Jeden Freitag spielen wir mit unseren Kindern (Luise, 18, und Moritz, 16) nach dem Abendessen Skat. Ja, so was gibt es noch! Der Geber muss jeweils aussetzen und nutzt die Zeit zum Kritzeln. Wir können die Bildchen, die jeder jedem „sendet“, regelrecht lesen. „Bunk“ ist übrigens Moritz, „Pchen“ Luise. Über der Spalte mit dem Löwen steht, schwer zu entziffern, „Papa“.
Bernhard Röhrich, Berlin
Dieses Bild, das den Eindruck erwecken könnte, es sei während eines Vortrags des Direktors des Reptilienfonds zur gegenwärtigen Finanzkrise entstanden, verdankt sich in Wirklichkeit einem längeren Telefongespräch mit meiner Tochter Bettina zu einem durchaus erfreulichen Thema. Als sie anrief, war ich gerade mit Notizen in meinem Kollegheft
beschäftigt, die ausnahmslos unter dem Graphitteppich der Zeichnung verschwunden sind.
Wenn es in der Schule um Wirtschaft geht, versetzt sich mein Hirn oft in einen zähen Dämmerzustand. Damit die Unterrichtsstunde nicht völlig unnütz vergeht – und damit ich nicht verblöde – versuche ich dann zumindest, meine kreative Ader auszuleben.
Entstanden sind diese Kritzeleien auf meiner Schreibtischunterlage während ungezählter Telefonate – das hilft gegen Nervosität und Ungeduld. Nachträglich erinnere ich mich noch bei mancher Skizze an das zugehörige Gespräch. Das Besondere aber ist, dass meine Tochter während ihrer Telefonate weitergezeichnet hat. Dieser zeichnerische Dialog ließ fast jedes Dauertelefonat reizvoll werden.
Mich interessiert die Ornithologie ganz besonders. kürzlich etwa war ich beim Tag der offenen Tür an der Vogelwarte in Radolfzell des Max-Planck-Instituts für Ornithologie. Diese Kritzelei entstand, während ich einen Vortrag mit dem Titel Faszination Vogelzug hörte.

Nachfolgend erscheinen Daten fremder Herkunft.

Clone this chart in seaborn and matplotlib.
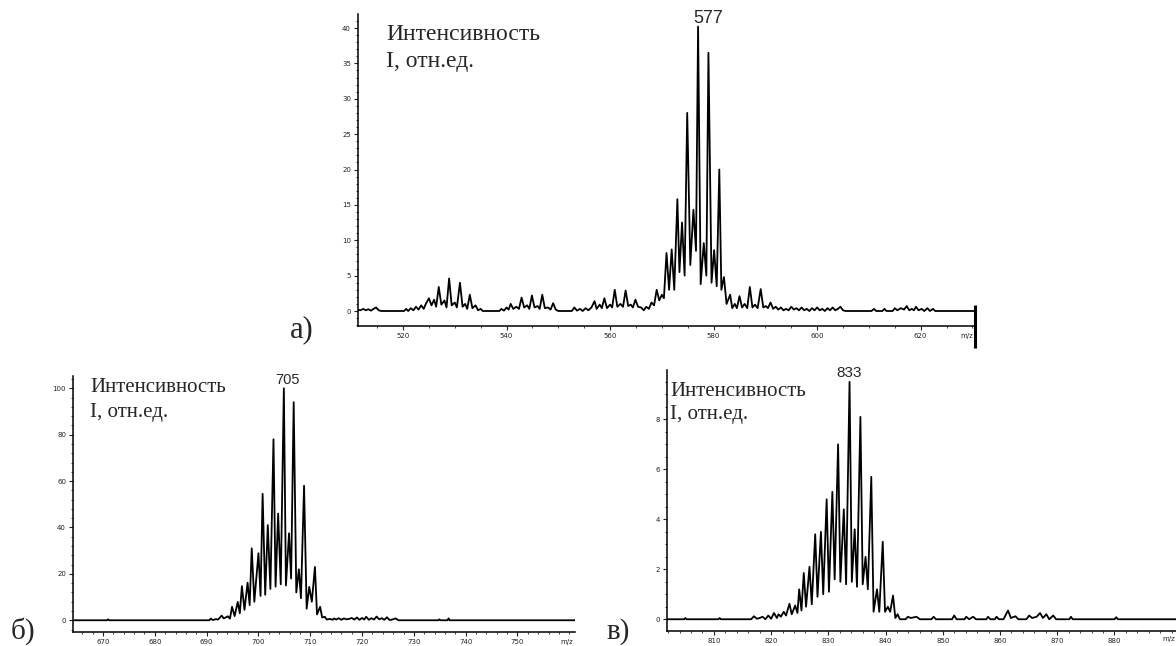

Ein Arbeitskollege hat mir diese Schreibtischunterlage verschönert. Wir wussten an diesem Abend nichts anzufangen, haben gequatscht, einen langweiligen Film angeguckt, und er hat eben gekritzelt. Dieser Kollege hat mir meinen zweijährigen Aufenthalt in Düsseldorf – zumindest für ein Jahr – sehr verschönert, und wenn ich dieses Souvenir anschaue, kommt mir immer die positive Seite von Düsseldorf in den Sinn.
Immer, wenn ich mit meinem neunzehnjährigen Enkel über irgendwelche Probleme rede – vorausgesetzt, er hat mal Zeit dafür – kritzelt er so vor sich hin. Kürzlich entstand im Lauf eines solchen Gesprächs dieses „Lebewesen“. Es hat mir so gut gefallen, dass ich es rahmen ließ, um es mir an die Wand zu hängen.
Hier sehen Sie eine Gemeinschaftsarbeit von Hilal Yavuz, meiner Auszubildenden im ersten Lehrjahr, und mir. Die Aufgabenverteilung war einfach: Ich habe Schreibtischunterlage und den Eingangsstempel zur Verfügung gestellt, Frau Yavuz wiederum hat sich während ihrer Telefongespräche um die deutsch-türkische Sprachverständigung bemüht.
Diese Kritzelei ist in meinem Fachseminar Deutsch entstanden, in dem ich, im Rahmen meiner Lehrerausbildung, wöchentlich vier lähmende Stunden verbringe. Verstehen Sie die Faust auf dem Faust als Sinnbild einer stillen Revolte, als ein kurzes Aufbäumen zur Halbzeit des Referendariats, mit schwindenden Kräften und zitternder Hand heimlich unter dem Tisch gemalt: „Fast-Lehrer“, die, Schülern gleich, nur halbherzig ihre an der Grenze zur Ohnmacht lavierende Müdigkeit zu vertuschen suchen, die aber trotzdem die Faust erheben.
Die Faust gegen das System, gegen hohle didaktische Phrasendrescherei, gegen „Standards und Kompetenzen des Rahmenlehrplans“, gegen Streber und Schleimer, die derlei Begriffsungetüme im Munde führen, und mit Dr. Faustus himself für mehr Teilhabe am echten Leben: „Auf, bade Schüler, unverdrossen / Die irdsche Brust im Morgenrot!“ Schließt die Seminare! Öffnet die Schulen! Lebt!